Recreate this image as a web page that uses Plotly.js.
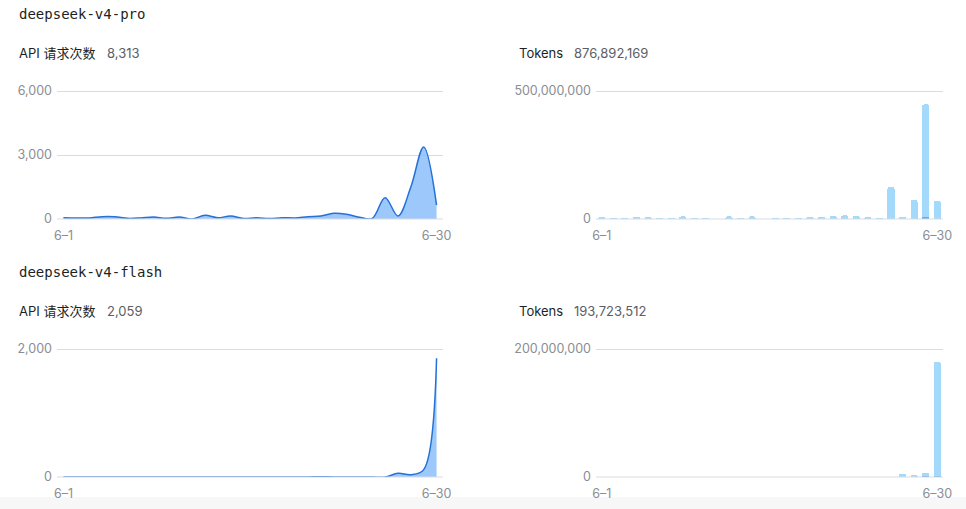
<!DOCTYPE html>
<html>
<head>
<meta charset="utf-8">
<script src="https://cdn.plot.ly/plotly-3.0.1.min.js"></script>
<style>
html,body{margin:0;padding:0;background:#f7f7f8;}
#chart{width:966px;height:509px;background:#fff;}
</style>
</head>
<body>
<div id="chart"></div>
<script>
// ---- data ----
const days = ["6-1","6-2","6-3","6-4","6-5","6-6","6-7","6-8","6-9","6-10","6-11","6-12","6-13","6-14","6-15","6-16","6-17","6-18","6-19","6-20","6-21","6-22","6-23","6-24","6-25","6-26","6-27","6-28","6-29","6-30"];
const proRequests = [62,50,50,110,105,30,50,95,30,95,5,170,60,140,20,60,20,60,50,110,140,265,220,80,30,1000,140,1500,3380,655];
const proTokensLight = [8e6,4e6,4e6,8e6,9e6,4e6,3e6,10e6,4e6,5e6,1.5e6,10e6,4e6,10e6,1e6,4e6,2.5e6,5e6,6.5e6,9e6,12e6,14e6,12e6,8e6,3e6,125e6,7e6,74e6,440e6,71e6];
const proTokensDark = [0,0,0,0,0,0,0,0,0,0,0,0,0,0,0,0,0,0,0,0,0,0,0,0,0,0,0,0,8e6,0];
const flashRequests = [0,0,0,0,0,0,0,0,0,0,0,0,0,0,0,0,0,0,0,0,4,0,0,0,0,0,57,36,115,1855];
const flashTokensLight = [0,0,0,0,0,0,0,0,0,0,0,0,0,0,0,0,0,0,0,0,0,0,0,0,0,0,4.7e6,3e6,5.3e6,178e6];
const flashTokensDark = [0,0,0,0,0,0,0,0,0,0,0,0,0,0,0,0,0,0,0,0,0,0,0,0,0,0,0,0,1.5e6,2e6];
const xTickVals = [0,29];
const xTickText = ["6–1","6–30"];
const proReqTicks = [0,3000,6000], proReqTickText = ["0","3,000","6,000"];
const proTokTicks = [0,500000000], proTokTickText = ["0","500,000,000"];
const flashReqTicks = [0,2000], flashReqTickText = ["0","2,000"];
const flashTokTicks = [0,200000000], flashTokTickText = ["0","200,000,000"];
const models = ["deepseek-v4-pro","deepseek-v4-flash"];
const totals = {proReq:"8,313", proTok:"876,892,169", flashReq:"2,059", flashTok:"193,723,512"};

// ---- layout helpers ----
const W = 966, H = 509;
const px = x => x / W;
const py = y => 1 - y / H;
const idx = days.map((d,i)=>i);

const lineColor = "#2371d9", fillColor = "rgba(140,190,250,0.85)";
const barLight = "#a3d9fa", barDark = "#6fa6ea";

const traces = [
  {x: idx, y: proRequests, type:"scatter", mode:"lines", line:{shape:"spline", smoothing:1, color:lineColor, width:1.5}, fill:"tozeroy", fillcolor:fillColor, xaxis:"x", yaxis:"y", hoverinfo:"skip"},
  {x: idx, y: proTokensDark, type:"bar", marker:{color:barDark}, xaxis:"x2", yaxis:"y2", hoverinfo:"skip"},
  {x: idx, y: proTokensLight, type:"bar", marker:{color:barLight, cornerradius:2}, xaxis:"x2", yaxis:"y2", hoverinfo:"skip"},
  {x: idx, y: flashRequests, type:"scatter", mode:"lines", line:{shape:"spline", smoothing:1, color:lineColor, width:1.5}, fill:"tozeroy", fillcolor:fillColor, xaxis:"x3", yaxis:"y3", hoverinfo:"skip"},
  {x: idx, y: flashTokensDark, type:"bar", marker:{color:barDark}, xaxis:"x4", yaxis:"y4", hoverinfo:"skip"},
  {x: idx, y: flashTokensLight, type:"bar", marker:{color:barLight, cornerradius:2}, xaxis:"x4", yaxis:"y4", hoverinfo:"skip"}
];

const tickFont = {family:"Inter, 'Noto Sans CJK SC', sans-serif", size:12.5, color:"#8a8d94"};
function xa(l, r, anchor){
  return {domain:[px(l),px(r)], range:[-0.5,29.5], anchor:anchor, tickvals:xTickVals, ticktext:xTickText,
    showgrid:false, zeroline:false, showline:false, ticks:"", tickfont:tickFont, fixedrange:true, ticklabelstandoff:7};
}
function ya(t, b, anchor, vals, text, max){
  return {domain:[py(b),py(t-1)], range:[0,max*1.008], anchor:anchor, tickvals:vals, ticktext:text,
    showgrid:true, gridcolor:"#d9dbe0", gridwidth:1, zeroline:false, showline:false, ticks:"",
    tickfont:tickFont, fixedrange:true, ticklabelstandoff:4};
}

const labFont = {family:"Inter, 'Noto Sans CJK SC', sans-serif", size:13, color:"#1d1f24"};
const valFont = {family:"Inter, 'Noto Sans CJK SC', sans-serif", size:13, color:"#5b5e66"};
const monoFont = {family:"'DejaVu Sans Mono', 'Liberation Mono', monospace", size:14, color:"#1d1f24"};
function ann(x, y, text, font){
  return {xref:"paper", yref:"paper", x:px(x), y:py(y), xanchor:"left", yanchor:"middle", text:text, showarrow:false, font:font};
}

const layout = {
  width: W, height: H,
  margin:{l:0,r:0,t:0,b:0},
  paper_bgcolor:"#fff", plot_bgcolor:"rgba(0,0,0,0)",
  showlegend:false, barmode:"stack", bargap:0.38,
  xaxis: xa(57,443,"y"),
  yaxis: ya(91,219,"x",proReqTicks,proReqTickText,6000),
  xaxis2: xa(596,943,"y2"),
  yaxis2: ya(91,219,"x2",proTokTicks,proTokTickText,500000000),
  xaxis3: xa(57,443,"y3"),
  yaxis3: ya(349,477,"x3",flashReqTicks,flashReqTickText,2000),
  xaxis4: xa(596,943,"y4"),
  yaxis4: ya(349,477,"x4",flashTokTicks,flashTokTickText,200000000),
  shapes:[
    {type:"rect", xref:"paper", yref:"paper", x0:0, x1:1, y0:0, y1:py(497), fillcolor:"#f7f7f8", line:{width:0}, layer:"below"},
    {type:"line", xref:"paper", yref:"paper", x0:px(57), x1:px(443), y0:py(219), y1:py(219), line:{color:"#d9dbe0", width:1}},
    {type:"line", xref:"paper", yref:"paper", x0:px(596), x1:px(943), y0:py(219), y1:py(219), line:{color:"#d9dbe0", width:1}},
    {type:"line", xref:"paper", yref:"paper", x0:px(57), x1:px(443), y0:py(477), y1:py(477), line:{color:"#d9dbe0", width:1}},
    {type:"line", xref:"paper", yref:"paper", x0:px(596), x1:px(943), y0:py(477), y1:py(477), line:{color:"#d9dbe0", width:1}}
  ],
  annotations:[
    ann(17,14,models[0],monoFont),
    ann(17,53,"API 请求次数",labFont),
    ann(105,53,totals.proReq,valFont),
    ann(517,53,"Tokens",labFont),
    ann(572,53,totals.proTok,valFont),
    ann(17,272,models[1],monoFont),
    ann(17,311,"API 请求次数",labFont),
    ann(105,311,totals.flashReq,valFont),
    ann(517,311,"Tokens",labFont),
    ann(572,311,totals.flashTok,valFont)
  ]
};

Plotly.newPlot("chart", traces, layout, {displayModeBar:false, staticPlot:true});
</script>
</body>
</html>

**EXERCISE DETAILS**:
Quote all the lines above exactly as given. Do not include the pictures.

**EXERCISE ANSWER**:
Recreate this image as a web page that uses Plotly.js.
<!DOCTYPE html>
<html>
<head>
<meta charset="utf-8">
<script src="https://cdn.plot.ly/plotly-3.0.1.min.js"></script>
<style>
html,body{margin:0;padding:0;background:#f7f7f8;}
#chart{width:966px;height:509px;background:#fff;}
</style>
</head>
<body>
<div id="chart"></div>
<script>
// ---- data ----
const days = ["6-1","6-2","6-3","6-4","6-5","6-6","6-7","6-8","6-9","6-10","6-11","6-12","6-13","6-14","6-15","6-16","6-17","6-18","6-19","6-20","6-21","6-22","6-23","6-24","6-25","6-26","6-27","6-28","6-29","6-30"];
const proRequests = [62,50,50,110,105,30,50,95,30,95,5,170,60,140,20,60,20,60,50,110,140,265,220,80,30,1000,140,1500,3380,655];
const proTokensLight = [8e6,4e6,4e6,8e6,9e6,4e6,3e6,10e6,4e6,5e6,1.5e6,10e6,4e6,10e6,1e6,4e6,2.5e6,5e6,6.5e6,9e6,12e6,14e6,12e6,8e6,3e6,125e6,7e6,74e6,440e6,71e6];
const proTokensDark = [0,0,0,0,0,0,0,0,0,0,0,0,0,0,0,0,0,0,0,0,0,0,0,0,0,0,0,0,8e6,0];
const flashRequests = [0,0,0,0,0,0,0,0,0,0,0,0,0,0,0,0,0,0,0,0,4,0,0,0,0,0,57,36,115,1855];
const flashTokensLight = [0,0,0,0,0,0,0,0,0,0,0,0,0,0,0,0,0,0,0,0,0,0,0,0,0,0,4.7e6,3e6,5.3e6,178e6];
const flashTokensDark = [0,0,0,0,0,0,0,0,0,0,0,0,0,0,0,0,0,0,0,0,0,0,0,0,0,0,0,0,1.5e6,2e6];
const xTickVals = [0,29];
const xTickText = ["6–1","6–30"];
const proReqTicks = [0,3000,6000], proReqTickText = ["0","3,000","6,000"];
const proTokTicks = [0,500000000], proTokTickText = ["0","500,000,000"];
const flashReqTicks = [0,2000], flashReqTickText = ["0","2,000"];
const flashTokTicks = [0,200000000], flashTokTickText = ["0","200,000,000"];
const models = ["deepseek-v4-pro","deepseek-v4-flash"];
const totals = {proReq:"8,313", proTok:"876,892,169", flashReq:"2,059", flashTok:"193,723,512"};

// ---- layout helpers ----
const W = 966, H = 509;
const px = x => x / W;
const py = y => 1 - y / H;
const idx = days.map((d,i)=>i);

const lineColor = "#2371d9", fillColor = "rgba(140,190,250,0.85)";
const barLight = "#a3d9fa", barDark = "#6fa6ea";

const traces = [
  {x: idx, y: proRequests, type:"scatter", mode:"lines", line:{shape:"spline", smoothing:1, color:lineColor, width:1.5}, fill:"tozeroy", fillcolor:fillColor, xaxis:"x", yaxis:"y", hoverinfo:"skip"},
  {x: idx, y: proTokensDark, type:"bar", marker:{color:barDark}, xaxis:"x2", yaxis:"y2", hoverinfo:"skip"},
  {x: idx, y: proTokensLight, type:"bar", marker:{color:barLight, cornerradius:2}, xaxis:"x2", yaxis:"y2", hoverinfo:"skip"},
  {x: idx, y: flashRequests, type:"scatter", mode:"lines", line:{shape:"spline", smoothing:1, color:lineColor, width:1.5}, fill:"tozeroy", fillcolor:fillColor, xaxis:"x3", yaxis:"y3", hoverinfo:"skip"},
  {x: idx, y: flashTokensDark, type:"bar", marker:{color:barDark}, xaxis:"x4", yaxis:"y4", hoverinfo:"skip"},
  {x: idx, y: flashTokensLight, type:"bar", marker:{color:barLight, cornerradius:2}, xaxis:"x4", yaxis:"y4", hoverinfo:"skip"}
];

const tickFont = {family:"Inter, 'Noto Sans CJK SC', sans-serif", size:12.5, color:"#8a8d94"};
function xa(l, r, anchor){
  return {domain:[px(l),px(r)], range:[-0.5,29.5], anchor:anchor, tickvals:xTickVals, ticktext:xTickText,
    showgrid:false, zeroline:false, showline:false, ticks:"", tickfont:tickFont, fixedrange:true, ticklabelstandoff:7};
}
function ya(t, b, anchor, vals, text, max){
  return {domain:[py(b),py(t-1)], range:[0,max*1.008], anchor:anchor, tickvals:vals, ticktext:text,
    showgrid:true, gridcolor:"#d9dbe0", gridwidth:1, zeroline:false, showline:false, ticks:"",
    tickfont:tickFont, fixedrange:true, ticklabelstandoff:4};
}

const labFont = {family:"Inter, 'Noto Sans CJK SC', sans-serif", size:13, color:"#1d1f24"};
const valFont = {family:"Inter, 'Noto Sans CJK SC', sans-serif", size:13, color:"#5b5e66"};
const monoFont = {family:"'DejaVu Sans Mono', 'Liberation Mono', monospace", size:14, color:"#1d1f24"};
function ann(x, y, text, font){
  return {xref:"paper", yref:"paper", x:px(x), y:py(y), xanchor:"left", yanchor:"middle", text:text, showarrow:false, font:font};
}

const layout = {
  width: W, height: H,
  margin:{l:0,r:0,t:0,b:0},
  paper_bgcolor:"#fff", plot_bgcolor:"rgba(0,0,0,0)",
  showlegend:false, barmode:"stack", bargap:0.38,
  xaxis: xa(57,443,"y"),
  yaxis: ya(91,219,"x",proReqTicks,proReqTickText,6000),
  xaxis2: xa(596,943,"y2"),
  yaxis2: ya(91,219,"x2",proTokTicks,proTokTickText,500000000),
  xaxis3: xa(57,443,"y3"),
  yaxis3: ya(349,477,"x3",flashReqTicks,flashReqTickText,2000),
  xaxis4: xa(596,943,"y4"),
  yaxis4: ya(349,477,"x4",flashTokTicks,flashTokTickText,200000000),
  shapes:[
    {type:"rect", xref:"paper", yref:"paper", x0:0, x1:1, y0:0, y1:py(497), fillcolor:"#f7f7f8", line:{width:0}, layer:"below"},
    {type:"line", xref:"paper", yref:"paper", x0:px(57), x1:px(443), y0:py(219), y1:py(219), line:{color:"#d9dbe0", width:1}},
    {type:"line", xref:"paper", yref:"paper", x0:px(596), x1:px(943), y0:py(219), y1:py(219), line:{color:"#d9dbe0", width:1}},
    {type:"line", xref:"paper", yref:"paper", x0:px(57), x1:px(443), y0:py(477), y1:py(477), line:{color:"#d9dbe0", width:1}},
    {type:"line", xref:"paper", yref:"paper", x0:px(596), x1:px(943), y0:py(477), y1:py(477), line:{color:"#d9dbe0", width:1}}
  ],
  annotations:[
    ann(17,14,models[0],monoFont),
    ann(17,53,"API 请求次数",labFont),
    ann(105,53,totals.proReq,valFont),
    ann(517,53,"Tokens",labFont),
    ann(572,53,totals.proTok,valFont),
    ann(17,272,models[1],monoFont),
    ann(17,311,"API 请求次数",labFont),
    ann(105,311,totals.flashReq,valFont),
    ann(517,311,"Tokens",labFont),
    ann(572,311,totals.flashTok,valFont)
  ]
};

Plotly.newPlot("chart", traces, layout, {displayModeBar:false, staticPlot:true});
</script>
</body>
</html>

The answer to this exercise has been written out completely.